Inscription
William Burnett, a fur trader from New Jersey, arrived in Michigan between 1775 and 1782. He established a trading post just east of here. From there he sent Potawatomi corn and deer, raccoon, fox, mink, beaver, and other animal pelts to traders at Mackinac Island and in Montreal. The vast, remote fur trade forced merchants to trade on credit. Burnett did not see profits on pelts sold in Europe for at least a year. He relied upon those uncertain returns to repay debts incurred each season. Though the 1783 Treaty of Paris placed Michigan in the United States, the British retained control of this region. In 1785 Burnett refused to renew an agreement that granted British traders a monopoly in St. Joseph. The British arrested Burnett on Mackinac Island for "exciting sedition" among the local tribes and sent him to Montreal. He was later released without trial.

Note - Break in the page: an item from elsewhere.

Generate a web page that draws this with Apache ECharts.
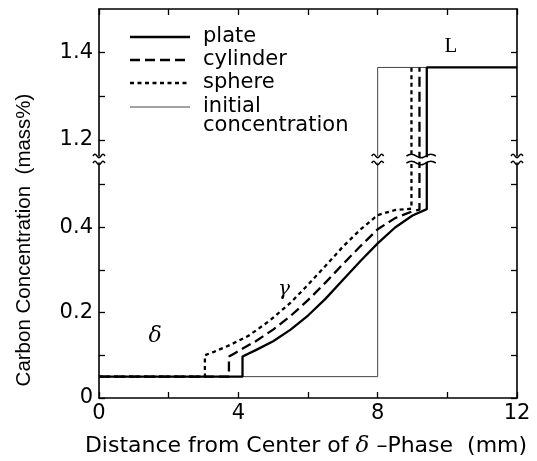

[Back]: In 1782 American fur trader William Burnett entered a union with Kakima, a Potawatomi woman who was the daughter of Chief Aniquiba and the sister of Chief Topenebee. The pair had seven children. Burnett served as justice of the peace of Knox County, Indiana, from 1801 to 1803. He resigned from the position upon learning that licenses to trade along the eastern shore of Lake Michigan and on the Illinois River were being sold indiscriminately. He previously had held the exclusive right to trade in these regions. Burnett disappeared from the written record during the War of 1812. William and Kakima’s son James managed the post until he died in 1833. On September 11, 1815, a Potawatomi council that met in Detroit granted land in Berrien County and northern Indiana to Kakima and several of her children. The U.S. government did not ratify the grant.